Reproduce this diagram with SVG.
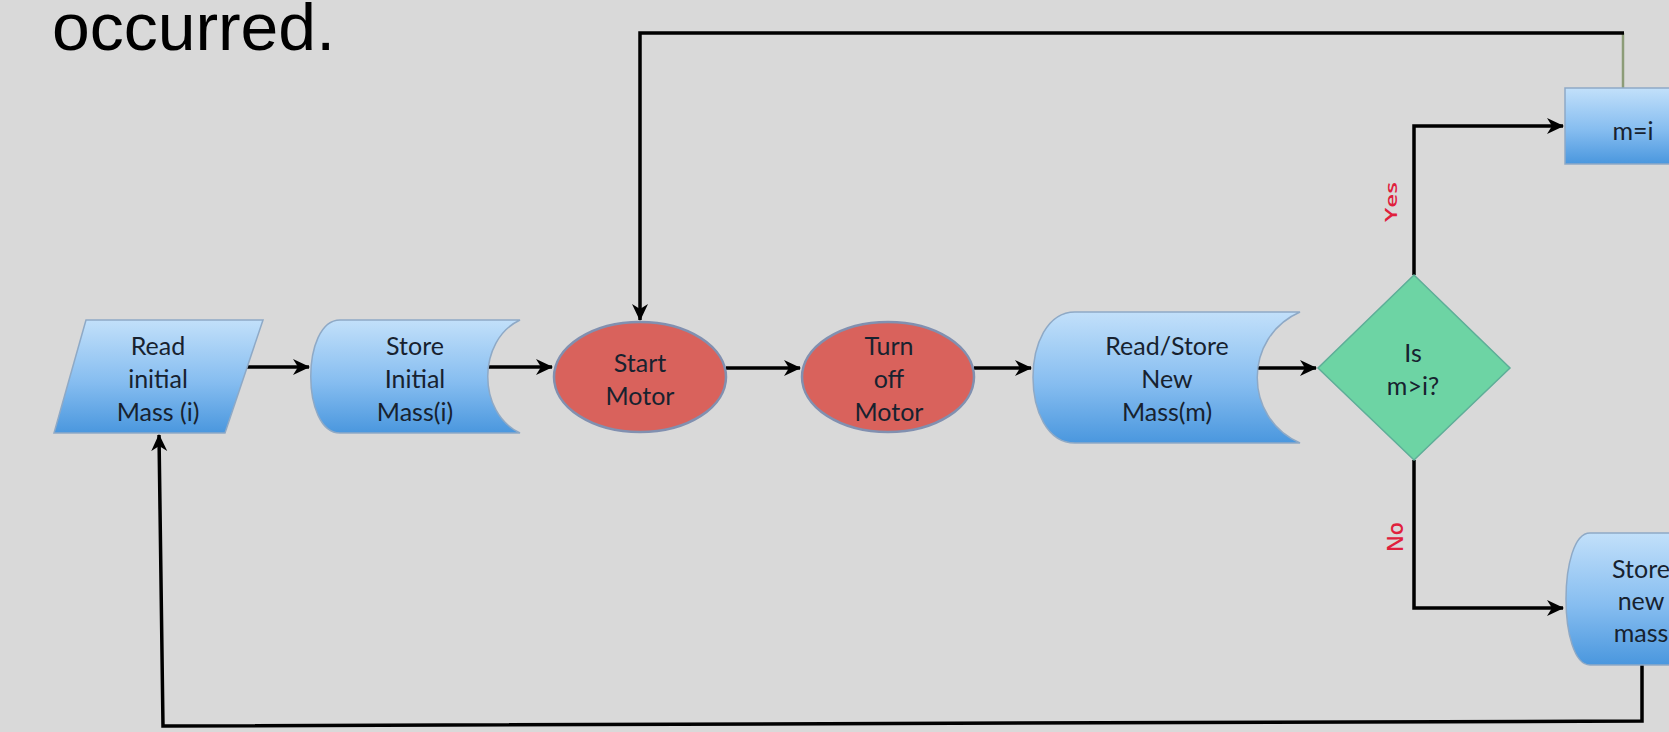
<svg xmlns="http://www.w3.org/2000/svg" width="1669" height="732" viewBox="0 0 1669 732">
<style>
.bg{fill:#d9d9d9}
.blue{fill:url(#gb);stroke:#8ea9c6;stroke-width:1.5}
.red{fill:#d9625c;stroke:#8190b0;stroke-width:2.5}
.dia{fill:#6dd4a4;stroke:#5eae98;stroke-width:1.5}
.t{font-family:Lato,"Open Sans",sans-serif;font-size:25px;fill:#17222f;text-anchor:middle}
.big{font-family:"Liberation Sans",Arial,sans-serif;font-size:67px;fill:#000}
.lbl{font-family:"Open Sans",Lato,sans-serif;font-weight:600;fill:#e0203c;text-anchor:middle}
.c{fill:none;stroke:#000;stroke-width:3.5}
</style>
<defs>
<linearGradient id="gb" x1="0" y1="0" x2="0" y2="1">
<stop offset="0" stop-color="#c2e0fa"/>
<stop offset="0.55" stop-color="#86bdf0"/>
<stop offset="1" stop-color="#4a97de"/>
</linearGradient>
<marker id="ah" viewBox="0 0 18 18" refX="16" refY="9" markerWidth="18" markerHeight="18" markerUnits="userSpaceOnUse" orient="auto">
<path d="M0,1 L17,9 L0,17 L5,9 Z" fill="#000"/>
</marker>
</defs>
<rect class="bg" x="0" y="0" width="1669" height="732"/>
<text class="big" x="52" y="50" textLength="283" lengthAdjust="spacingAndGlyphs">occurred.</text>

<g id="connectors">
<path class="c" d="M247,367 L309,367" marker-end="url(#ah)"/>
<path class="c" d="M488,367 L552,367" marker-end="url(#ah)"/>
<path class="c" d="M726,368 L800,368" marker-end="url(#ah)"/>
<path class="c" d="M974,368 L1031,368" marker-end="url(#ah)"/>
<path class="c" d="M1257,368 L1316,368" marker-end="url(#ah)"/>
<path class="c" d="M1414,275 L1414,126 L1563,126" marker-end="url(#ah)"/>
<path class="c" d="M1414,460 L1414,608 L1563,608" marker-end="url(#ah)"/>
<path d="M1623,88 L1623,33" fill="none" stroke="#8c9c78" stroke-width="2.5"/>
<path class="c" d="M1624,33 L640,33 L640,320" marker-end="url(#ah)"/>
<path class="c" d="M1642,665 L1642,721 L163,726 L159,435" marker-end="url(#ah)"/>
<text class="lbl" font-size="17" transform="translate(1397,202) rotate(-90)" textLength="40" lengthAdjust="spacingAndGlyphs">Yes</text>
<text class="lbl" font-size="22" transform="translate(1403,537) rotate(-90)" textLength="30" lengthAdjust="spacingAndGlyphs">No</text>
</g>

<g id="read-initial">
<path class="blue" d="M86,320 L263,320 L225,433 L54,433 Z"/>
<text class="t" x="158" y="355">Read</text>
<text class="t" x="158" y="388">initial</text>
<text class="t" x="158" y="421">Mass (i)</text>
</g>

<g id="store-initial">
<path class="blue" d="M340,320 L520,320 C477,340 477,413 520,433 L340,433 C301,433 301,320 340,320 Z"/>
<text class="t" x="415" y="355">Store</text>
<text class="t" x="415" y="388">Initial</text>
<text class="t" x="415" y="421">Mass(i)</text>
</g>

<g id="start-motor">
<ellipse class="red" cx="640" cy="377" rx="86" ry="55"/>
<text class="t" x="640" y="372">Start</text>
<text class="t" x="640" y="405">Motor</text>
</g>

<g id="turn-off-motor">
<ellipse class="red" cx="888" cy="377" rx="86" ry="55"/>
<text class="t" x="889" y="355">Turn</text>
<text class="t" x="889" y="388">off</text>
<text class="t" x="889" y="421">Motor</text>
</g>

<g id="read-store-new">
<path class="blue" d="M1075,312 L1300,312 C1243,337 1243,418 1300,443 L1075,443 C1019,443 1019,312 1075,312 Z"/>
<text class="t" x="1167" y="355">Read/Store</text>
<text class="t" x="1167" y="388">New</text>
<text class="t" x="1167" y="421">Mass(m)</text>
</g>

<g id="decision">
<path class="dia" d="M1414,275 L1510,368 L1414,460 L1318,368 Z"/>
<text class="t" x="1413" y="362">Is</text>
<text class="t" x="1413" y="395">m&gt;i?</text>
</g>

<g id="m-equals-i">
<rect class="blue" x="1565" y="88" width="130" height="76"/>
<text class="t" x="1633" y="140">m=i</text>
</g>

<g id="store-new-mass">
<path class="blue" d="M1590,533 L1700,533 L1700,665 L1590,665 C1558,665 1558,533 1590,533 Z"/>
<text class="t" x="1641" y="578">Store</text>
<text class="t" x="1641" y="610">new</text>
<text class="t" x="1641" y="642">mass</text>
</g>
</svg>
=-=-=
# Task
Except for the pictures, give all the material above again verbatim.

# Exercise response
Reproduce this diagram with SVG.
<svg xmlns="http://www.w3.org/2000/svg" width="1669" height="732" viewBox="0 0 1669 732">
<style>
.bg{fill:#d9d9d9}
.blue{fill:url(#gb);stroke:#8ea9c6;stroke-width:1.5}
.red{fill:#d9625c;stroke:#8190b0;stroke-width:2.5}
.dia{fill:#6dd4a4;stroke:#5eae98;stroke-width:1.5}
.t{font-family:Lato,"Open Sans",sans-serif;font-size:25px;fill:#17222f;text-anchor:middle}
.big{font-family:"Liberation Sans",Arial,sans-serif;font-size:67px;fill:#000}
.lbl{font-family:"Open Sans",Lato,sans-serif;font-weight:600;fill:#e0203c;text-anchor:middle}
.c{fill:none;stroke:#000;stroke-width:3.5}
</style>
<defs>
<linearGradient id="gb" x1="0" y1="0" x2="0" y2="1">
<stop offset="0" stop-color="#c2e0fa"/>
<stop offset="0.55" stop-color="#86bdf0"/>
<stop offset="1" stop-color="#4a97de"/>
</linearGradient>
<marker id="ah" viewBox="0 0 18 18" refX="16" refY="9" markerWidth="18" markerHeight="18" markerUnits="userSpaceOnUse" orient="auto">
<path d="M0,1 L17,9 L0,17 L5,9 Z" fill="#000"/>
</marker>
</defs>
<rect class="bg" x="0" y="0" width="1669" height="732"/>
<text class="big" x="52" y="50" textLength="283" lengthAdjust="spacingAndGlyphs">occurred.</text>

<g id="connectors">
<path class="c" d="M247,367 L309,367" marker-end="url(#ah)"/>
<path class="c" d="M488,367 L552,367" marker-end="url(#ah)"/>
<path class="c" d="M726,368 L800,368" marker-end="url(#ah)"/>
<path class="c" d="M974,368 L1031,368" marker-end="url(#ah)"/>
<path class="c" d="M1257,368 L1316,368" marker-end="url(#ah)"/>
<path class="c" d="M1414,275 L1414,126 L1563,126" marker-end="url(#ah)"/>
<path class="c" d="M1414,460 L1414,608 L1563,608" marker-end="url(#ah)"/>
<path d="M1623,88 L1623,33" fill="none" stroke="#8c9c78" stroke-width="2.5"/>
<path class="c" d="M1624,33 L640,33 L640,320" marker-end="url(#ah)"/>
<path class="c" d="M1642,665 L1642,721 L163,726 L159,435" marker-end="url(#ah)"/>
<text class="lbl" font-size="17" transform="translate(1397,202) rotate(-90)" textLength="40" lengthAdjust="spacingAndGlyphs">Yes</text>
<text class="lbl" font-size="22" transform="translate(1403,537) rotate(-90)" textLength="30" lengthAdjust="spacingAndGlyphs">No</text>
</g>

<g id="read-initial">
<path class="blue" d="M86,320 L263,320 L225,433 L54,433 Z"/>
<text class="t" x="158" y="355">Read</text>
<text class="t" x="158" y="388">initial</text>
<text class="t" x="158" y="421">Mass (i)</text>
</g>

<g id="store-initial">
<path class="blue" d="M340,320 L520,320 C477,340 477,413 520,433 L340,433 C301,433 301,320 340,320 Z"/>
<text class="t" x="415" y="355">Store</text>
<text class="t" x="415" y="388">Initial</text>
<text class="t" x="415" y="421">Mass(i)</text>
</g>

<g id="start-motor">
<ellipse class="red" cx="640" cy="377" rx="86" ry="55"/>
<text class="t" x="640" y="372">Start</text>
<text class="t" x="640" y="405">Motor</text>
</g>

<g id="turn-off-motor">
<ellipse class="red" cx="888" cy="377" rx="86" ry="55"/>
<text class="t" x="889" y="355">Turn</text>
<text class="t" x="889" y="388">off</text>
<text class="t" x="889" y="421">Motor</text>
</g>

<g id="read-store-new">
<path class="blue" d="M1075,312 L1300,312 C1243,337 1243,418 1300,443 L1075,443 C1019,443 1019,312 1075,312 Z"/>
<text class="t" x="1167" y="355">Read/Store</text>
<text class="t" x="1167" y="388">New</text>
<text class="t" x="1167" y="421">Mass(m)</text>
</g>

<g id="decision">
<path class="dia" d="M1414,275 L1510,368 L1414,460 L1318,368 Z"/>
<text class="t" x="1413" y="362">Is</text>
<text class="t" x="1413" y="395">m&gt;i?</text>
</g>

<g id="m-equals-i">
<rect class="blue" x="1565" y="88" width="130" height="76"/>
<text class="t" x="1633" y="140">m=i</text>
</g>

<g id="store-new-mass">
<path class="blue" d="M1590,533 L1700,533 L1700,665 L1590,665 C1558,665 1558,533 1590,533 Z"/>
<text class="t" x="1641" y="578">Store</text>
<text class="t" x="1641" y="610">new</text>
<text class="t" x="1641" y="642">mass</text>
</g>
</svg>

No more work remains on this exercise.